To do -
Your job is to retype all of the data word for word, leaving every image out.

***

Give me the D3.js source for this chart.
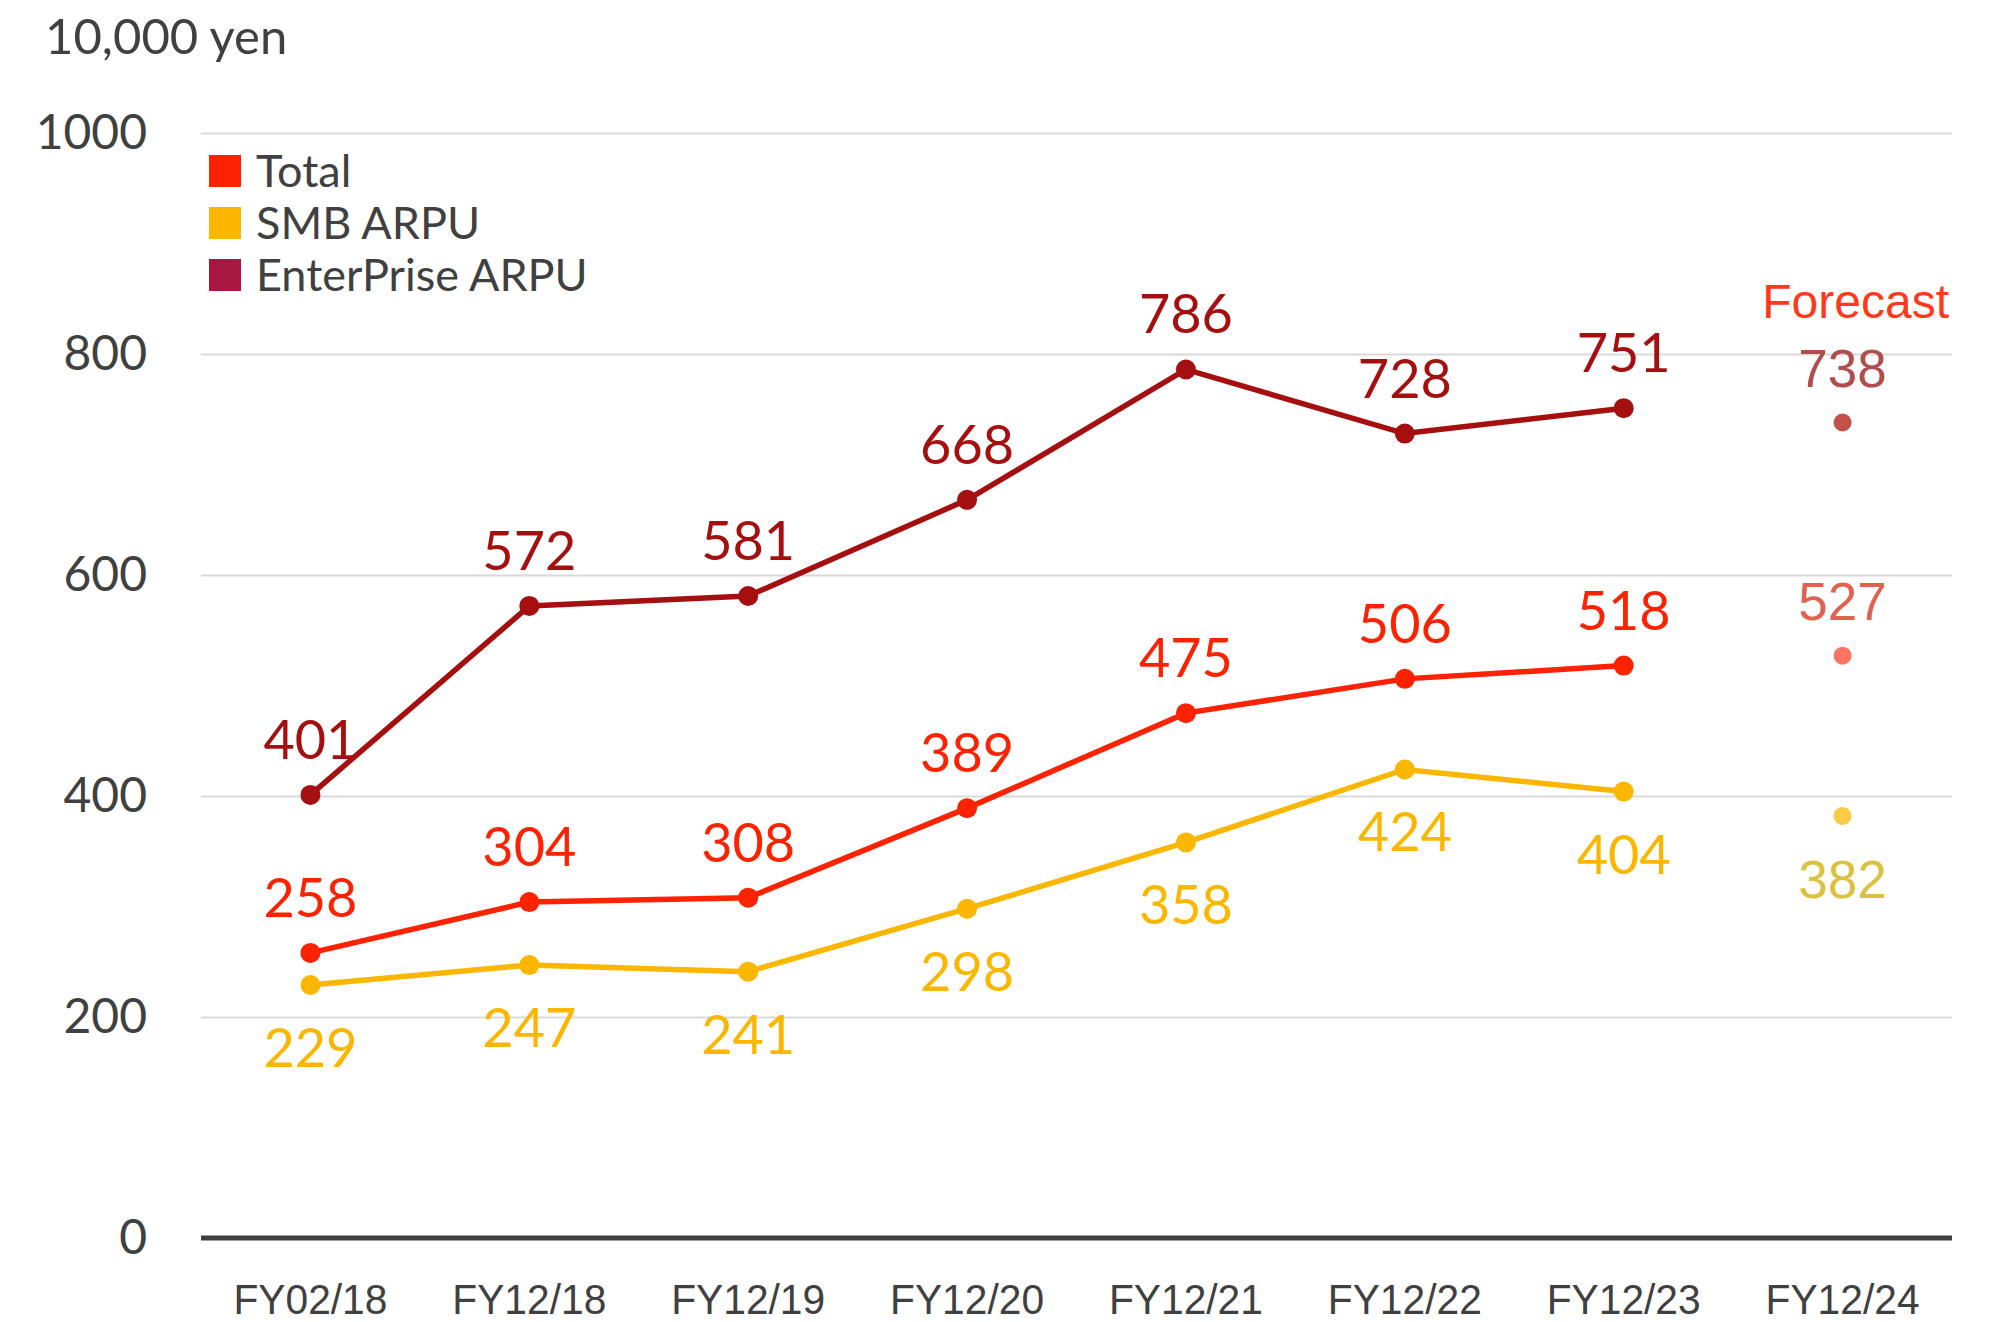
<!DOCTYPE html>
<html lang="en">
<head>
<meta charset="utf-8">
<title>ARPU chart</title>
<script src="https://d3js.org/d3.v7.min.js"></script>
<style>
  body { margin: 0; background: #fff; }
  svg { display: block; font-family: "Lato", "Noto Sans", sans-serif; }
</style>
</head>
<body>
<script>
// categories and values
const years = ["FY02/18", "FY12/18", "FY12/19", "FY12/20", "FY12/21", "FY12/22", "FY12/23", "FY12/24"];
const enterprise = [401, 572, 581, 668, 786, 728, 751];
const total = [258, 304, 308, 389, 475, 506, 518];
const smb = [229, 247, 241, 298, 358, 424, 404];
// FY12/24 forecast
const fcEnterprise = 738, fcTotal = 527, fcSmb = 382;
const yTicks = [0, 200, 400, 600, 800, 1000];

const W = 2008, H = 1322;
const svg = d3.select("body").append("svg").attr("width", W).attr("height", H);

const x = d3.scaleBand().domain(years).range([201, 1952]);
const y = d3.scaleLinear().domain([0, 1000]).range([1238, 133]);
const cx = d => x(d) + x.bandwidth() / 2;

// gridlines + y labels
const yAxis = svg.append("g")
  .attr("transform", "translate(201,0)")
  .call(d3.axisLeft(y).tickValues(yTicks).tickSize(-1751).tickPadding(54).tickFormat(d3.format("d")));
yAxis.select(".domain").remove();
yAxis.selectAll(".tick line").attr("stroke", "#d9d9d9").attr("stroke-width", 2);
yAxis.selectAll(".tick text").attr("fill", "#404040").style("font-size", "48px")
  .style("font-family", "Lato, sans-serif");

// baseline
svg.append("line").attr("x1", 201).attr("x2", 1952).attr("y1", y(0)).attr("y2", y(0))
  .attr("stroke", "#404040").attr("stroke-width", 5);

// x labels
const xAxis = svg.append("g").attr("transform", `translate(0,${y(0)})`)
  .call(d3.axisBottom(x).tickSize(0).tickPadding(46));
xAxis.select(".domain").remove();
xAxis.selectAll(".tick text").attr("fill", "#404040").style("font-size", "42px")
  .style("font-family", "Liberation Sans, sans-serif")
  .attr("textLength", 154).attr("lengthAdjust", "spacingAndGlyphs");

// unit label
svg.append("text").attr("x", 45).attr("y", 54).attr("fill", "#404040")
  .style("font-size", "49px").text("10,000 yen");

const series = [
  {name: "EnterPrise ARPU", vals: enterprise, color: "#a50f0f", key: "#a8173f", dy: -36, fc: fcEnterprise, fcDot: "#c4504a", fcText: "#b24d4d"},
  {name: "Total", vals: total, color: "#ff2200", key: "#ff2200", dy: -36, fc: fcTotal, fcDot: "#ff7363", fcText: "#e0634f"},
  {name: "SMB ARPU", vals: smb, color: "#fbb700", key: "#fbb700", dy: 82, fc: fcSmb, fcDot: "#fbcb45", fcText: "#dcc040"}
];

const line = d3.line().x((d, i) => cx(years[i])).y(d => y(d));

series.forEach(s => {
  const g = svg.append("g");
  g.append("path").datum(s.vals).attr("d", line)
    .attr("fill", "none").attr("stroke", s.color).attr("stroke-width", 5.5);
  g.selectAll("circle").data(s.vals).join("circle")
    .attr("cx", (d, i) => cx(years[i])).attr("cy", d => y(d)).attr("r", 10)
    .attr("fill", s.color);
  g.selectAll("text").data(s.vals).join("text")
    .attr("x", (d, i) => cx(years[i])).attr("y", d => y(d) + s.dy)
    .attr("text-anchor", "middle").attr("fill", s.color)
    .style("font-size", "54px").text(d => d);
  // forecast
  g.append("circle").attr("cx", cx(years[7])).attr("cy", y(s.fc)).attr("r", 9).attr("fill", s.fcDot);
  g.append("text").attr("x", cx(years[7])).attr("y", y(s.fc) + s.dy)
    .attr("text-anchor", "middle").attr("fill", s.fcText)
    .style("font-family", "Liberation Sans, sans-serif")
    .style("font-size", "53px").text(s.fc);
});

svg.append("text").attr("x", 1949).attr("y", 318).attr("text-anchor", "end")
  .attr("fill", "#ff3a1a").style("font-family", "Liberation Sans, sans-serif")
  .style("font-size", "48px").text("Forecast");

// legend
const legend = [series[1], series[2], series[0]];
const lg = svg.append("g");
legend.forEach((s, i) => {
  const cy = 171 + i * 52;
  lg.append("rect").attr("x", 209).attr("y", cy - 16).attr("width", 32).attr("height", 32).attr("fill", s.key);
  lg.append("text").attr("x", 256).attr("y", cy).attr("dy", "0.36em")
    .attr("fill", "#404040").style("font-size", "45px").text(s.name);
});
</script>
</body>
</html>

***

Answer in full -
Give me the D3.js source for this chart.
<!DOCTYPE html>
<html lang="en">
<head>
<meta charset="utf-8">
<title>ARPU chart</title>
<script src="https://d3js.org/d3.v7.min.js"></script>
<style>
  body { margin: 0; background: #fff; }
  svg { display: block; font-family: "Lato", "Noto Sans", sans-serif; }
</style>
</head>
<body>
<script>
// categories and values
const years = ["FY02/18", "FY12/18", "FY12/19", "FY12/20", "FY12/21", "FY12/22", "FY12/23", "FY12/24"];
const enterprise = [401, 572, 581, 668, 786, 728, 751];
const total = [258, 304, 308, 389, 475, 506, 518];
const smb = [229, 247, 241, 298, 358, 424, 404];
// FY12/24 forecast
const fcEnterprise = 738, fcTotal = 527, fcSmb = 382;
const yTicks = [0, 200, 400, 600, 800, 1000];

const W = 2008, H = 1322;
const svg = d3.select("body").append("svg").attr("width", W).attr("height", H);

const x = d3.scaleBand().domain(years).range([201, 1952]);
const y = d3.scaleLinear().domain([0, 1000]).range([1238, 133]);
const cx = d => x(d) + x.bandwidth() / 2;

// gridlines + y labels
const yAxis = svg.append("g")
  .attr("transform", "translate(201,0)")
  .call(d3.axisLeft(y).tickValues(yTicks).tickSize(-1751).tickPadding(54).tickFormat(d3.format("d")));
yAxis.select(".domain").remove();
yAxis.selectAll(".tick line").attr("stroke", "#d9d9d9").attr("stroke-width", 2);
yAxis.selectAll(".tick text").attr("fill", "#404040").style("font-size", "48px")
  .style("font-family", "Lato, sans-serif");

// baseline
svg.append("line").attr("x1", 201).attr("x2", 1952).attr("y1", y(0)).attr("y2", y(0))
  .attr("stroke", "#404040").attr("stroke-width", 5);

// x labels
const xAxis = svg.append("g").attr("transform", `translate(0,${y(0)})`)
  .call(d3.axisBottom(x).tickSize(0).tickPadding(46));
xAxis.select(".domain").remove();
xAxis.selectAll(".tick text").attr("fill", "#404040").style("font-size", "42px")
  .style("font-family", "Liberation Sans, sans-serif")
  .attr("textLength", 154).attr("lengthAdjust", "spacingAndGlyphs");

// unit label
svg.append("text").attr("x", 45).attr("y", 54).attr("fill", "#404040")
  .style("font-size", "49px").text("10,000 yen");

const series = [
  {name: "EnterPrise ARPU", vals: enterprise, color: "#a50f0f", key: "#a8173f", dy: -36, fc: fcEnterprise, fcDot: "#c4504a", fcText: "#b24d4d"},
  {name: "Total", vals: total, color: "#ff2200", key: "#ff2200", dy: -36, fc: fcTotal, fcDot: "#ff7363", fcText: "#e0634f"},
  {name: "SMB ARPU", vals: smb, color: "#fbb700", key: "#fbb700", dy: 82, fc: fcSmb, fcDot: "#fbcb45", fcText: "#dcc040"}
];

const line = d3.line().x((d, i) => cx(years[i])).y(d => y(d));

series.forEach(s => {
  const g = svg.append("g");
  g.append("path").datum(s.vals).attr("d", line)
    .attr("fill", "none").attr("stroke", s.color).attr("stroke-width", 5.5);
  g.selectAll("circle").data(s.vals).join("circle")
    .attr("cx", (d, i) => cx(years[i])).attr("cy", d => y(d)).attr("r", 10)
    .attr("fill", s.color);
  g.selectAll("text").data(s.vals).join("text")
    .attr("x", (d, i) => cx(years[i])).attr("y", d => y(d) + s.dy)
    .attr("text-anchor", "middle").attr("fill", s.color)
    .style("font-size", "54px").text(d => d);
  // forecast
  g.append("circle").attr("cx", cx(years[7])).attr("cy", y(s.fc)).attr("r", 9).attr("fill", s.fcDot);
  g.append("text").attr("x", cx(years[7])).attr("y", y(s.fc) + s.dy)
    .attr("text-anchor", "middle").attr("fill", s.fcText)
    .style("font-family", "Liberation Sans, sans-serif")
    .style("font-size", "53px").text(s.fc);
});

svg.append("text").attr("x", 1949).attr("y", 318).attr("text-anchor", "end")
  .attr("fill", "#ff3a1a").style("font-family", "Liberation Sans, sans-serif")
  .style("font-size", "48px").text("Forecast");

// legend
const legend = [series[1], series[2], series[0]];
const lg = svg.append("g");
legend.forEach((s, i) => {
  const cy = 171 + i * 52;
  lg.append("rect").attr("x", 209).attr("y", cy - 16).attr("width", 32).attr("height", 32).attr("fill", s.key);
  lg.append("text").attr("x", 256).attr("y", cy).attr("dy", "0.36em")
    .attr("fill", "#404040").style("font-size", "45px").text(s.name);
});
</script>
</body>
</html>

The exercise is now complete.